Вся жизнь Прайсов крутится вокруг их музыкального таланта. Сондра, на десять лет старше Соланды, – пианистка; Викрам, на четыре года старше Соланды, – виолончелист. Когда Соланде было пять лет, ее родители привели всех троих детей в детский оркестр; теперь они выступают как трио. Марион – афроамериканка; отец Соланды, Рави, индус, он пишет и играет легкий джаз. «Мы слышим слово „одаренный“, мы слышим слово „музыкальный“, – сказала Марион. – Мы видим троих детей, которые кажутся одним человеком, когда играют вместе». Это странность английского языка, что слово «игра» относится как к тому, что дети делают для удовольствия, так и к тому, что для музыкантов является жизнью, и ошибочно делать вывод из этих омонимов, что исполнение и практика – увеселительные мероприятия.

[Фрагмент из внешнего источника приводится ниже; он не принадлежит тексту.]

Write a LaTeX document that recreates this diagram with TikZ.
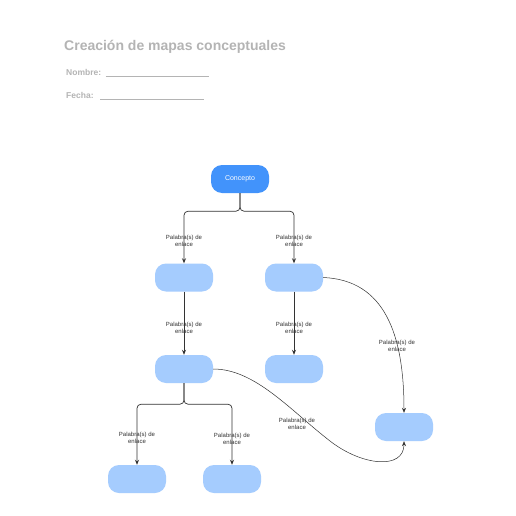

«Музыка всегда была неотъемлемой частью нашей жизни с момента зачатия Соланды, – сказала Марион. – Соланда начала брать уроки игры на фортепиано в четыре. Но она влюбилась в Ицхака Перлмана и в скрипку. Соланда получила скрипку, когда ей было почти пять лет. Воспитание всегда играет роль, но, когда ребенок, только взяв скрипку, начинает играть, в этом есть что-то врожденное». Соланда объяснила: «Я выбрала скрипку, потому что думала, что она звучит, как мой голос». Она начала учиться в Джульярде, когда ей было всего шесть. Но ее преподаватель «изо всех сил старался не отставать от того, что действительно было нужно Соланде, – рассказывала Марион. – Соланда все усваивала моментально. Она хотела сыграть концерты Бетховена ре мажор, Брамса ре мажор, Мендельсона ми минор. А теория музыки – это просто воздух, которым она дышит».